# Propagation techniques of resource constraint for cumulative scheduling

### School

### Supervisors

### Abstract

A scheduling problem consists in planning the execution of a set of tasks under resource and temporal constraints. It is an NP-hard combinatorial problem even if only one resource is considered. In this thesis, we use the constraint programming approach to solve the non-preemptive cumulative scheduling problem. We focus particularly on resource constraint propagation.

We describe and compare theoretically and experimentally new propagation algorithms for resource constraint in cumulative scheduling. We focus on edge-finding, extended edge-finding and not-first/not-last algorithms. Each of these algorithms has different filtering power. It is while they are combined in the global \textit{cumulative} constraint to increase their filtering power and for a maximum propagation. Each of this rules determines the position of the task $i$ relatively to a set of tasks $\Omega$ all sharing the same resource. We propose for each of these rules a new filtering algorithm. The complexity of some algorithms does not strictly dominate the best existing one, but the algorithm remains useful in practice.

For the edge-finding, we propose a sound $\mathcal{O}(n^2)$ algorithm based on the notions of maximum density and minimum slack. The algorithm doesn't necessary perform the maximum adjustment at the first run, but improves at subsequent iterations.
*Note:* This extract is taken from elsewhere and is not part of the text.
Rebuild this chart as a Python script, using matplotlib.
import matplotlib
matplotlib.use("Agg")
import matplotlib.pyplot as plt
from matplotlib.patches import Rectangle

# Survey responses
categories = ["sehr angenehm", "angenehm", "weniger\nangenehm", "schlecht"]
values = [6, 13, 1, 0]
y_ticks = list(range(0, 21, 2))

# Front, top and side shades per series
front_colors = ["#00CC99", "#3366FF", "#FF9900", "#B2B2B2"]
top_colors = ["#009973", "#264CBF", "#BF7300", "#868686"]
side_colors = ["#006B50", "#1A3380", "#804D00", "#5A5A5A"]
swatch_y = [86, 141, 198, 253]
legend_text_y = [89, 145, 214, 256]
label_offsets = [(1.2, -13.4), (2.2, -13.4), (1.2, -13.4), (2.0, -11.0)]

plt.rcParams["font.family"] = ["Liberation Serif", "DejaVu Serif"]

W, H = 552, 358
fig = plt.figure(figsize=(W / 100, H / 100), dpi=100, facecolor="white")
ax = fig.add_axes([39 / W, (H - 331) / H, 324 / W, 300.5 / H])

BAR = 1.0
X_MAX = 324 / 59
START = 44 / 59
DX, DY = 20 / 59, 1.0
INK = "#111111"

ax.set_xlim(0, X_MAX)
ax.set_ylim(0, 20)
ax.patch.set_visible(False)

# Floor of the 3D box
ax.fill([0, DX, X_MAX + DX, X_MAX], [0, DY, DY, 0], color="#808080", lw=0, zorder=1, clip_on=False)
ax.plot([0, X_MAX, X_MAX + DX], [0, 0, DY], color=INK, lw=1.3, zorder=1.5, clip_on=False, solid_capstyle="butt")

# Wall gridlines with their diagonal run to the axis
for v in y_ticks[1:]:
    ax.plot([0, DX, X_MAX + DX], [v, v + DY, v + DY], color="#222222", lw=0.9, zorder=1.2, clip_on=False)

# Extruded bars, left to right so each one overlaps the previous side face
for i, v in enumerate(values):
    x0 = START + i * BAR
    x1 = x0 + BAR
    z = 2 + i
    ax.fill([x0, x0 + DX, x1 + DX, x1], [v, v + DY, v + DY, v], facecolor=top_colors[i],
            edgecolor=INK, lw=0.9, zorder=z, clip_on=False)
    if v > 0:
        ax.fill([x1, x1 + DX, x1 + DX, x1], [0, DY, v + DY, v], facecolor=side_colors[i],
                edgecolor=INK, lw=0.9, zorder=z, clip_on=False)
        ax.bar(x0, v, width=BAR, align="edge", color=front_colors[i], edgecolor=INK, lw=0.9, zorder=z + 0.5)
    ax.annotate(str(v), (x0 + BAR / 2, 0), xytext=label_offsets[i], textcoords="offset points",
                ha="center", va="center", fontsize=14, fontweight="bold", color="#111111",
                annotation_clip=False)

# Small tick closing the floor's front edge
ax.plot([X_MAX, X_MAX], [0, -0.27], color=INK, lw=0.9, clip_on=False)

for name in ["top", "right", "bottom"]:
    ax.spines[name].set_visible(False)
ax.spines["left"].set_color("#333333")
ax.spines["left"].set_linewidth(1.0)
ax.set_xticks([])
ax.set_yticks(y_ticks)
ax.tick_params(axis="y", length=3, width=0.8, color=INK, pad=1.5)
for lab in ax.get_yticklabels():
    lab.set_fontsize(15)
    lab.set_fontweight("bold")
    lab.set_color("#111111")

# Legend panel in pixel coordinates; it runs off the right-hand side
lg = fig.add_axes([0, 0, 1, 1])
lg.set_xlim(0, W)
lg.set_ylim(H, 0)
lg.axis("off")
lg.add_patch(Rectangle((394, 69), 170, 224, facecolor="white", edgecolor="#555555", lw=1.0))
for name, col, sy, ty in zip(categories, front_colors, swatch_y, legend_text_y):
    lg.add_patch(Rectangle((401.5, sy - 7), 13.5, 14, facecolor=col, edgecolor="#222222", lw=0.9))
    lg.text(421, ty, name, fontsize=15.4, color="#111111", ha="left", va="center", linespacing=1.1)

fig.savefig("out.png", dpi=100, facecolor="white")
In practice, it is three time faster than the best known standard algorithm of the literature.

We prove that the extended edge-finding of Mercier and Van Hentenryck of complexity $\mathcal{O}(n^2k)$ is incorrect. We then propose a sound $\mathcal{O}(n^2)$ extended edge-finding algorithm similar to our edge-finding and based on the notion of minimum slack. The conjunction of our new extended edge-finding algorithm with the edge-finding reduces the running time of a few instances and when the dynamic branching scheme is used, we have in addition, a reduction of the number of nodes on highly cumulative instances. We prove that the edge-finding and the extended edge-finding are not dominated by the timetable edge finding. This result contradicts the claim of Vil\'{i}m that the conjunction of edge-finding and extended edge-finding is dominated by the timetable edge finding.

We end with the proposition of two filtering algorithms for the not-first/not-last rule. The first one is complete and runs in $\mathcal{O}(n^2|H|\log n)$ where $|H|$ is the number of different earliest completion times of tasks. This algorithm thus improves the complexity of the best known complete not-first/not-last algorithm, $\mathcal{O}(n^3\log n)$, since $|H|\leq n$. The second filtering is sound and run in $\mathcal{O}(n^2\log n)$. This algorithm reaches the same fix point as complete filtering not-first/not-last algorithms and is faster than all of them in practice.

\textbf{Key Words:} Cumulative scheduling, constraint programming, constraint propagation, global constraint, edge-finding, extended edge-finding, not-first/not-last, timetable edge finding, RCPSP.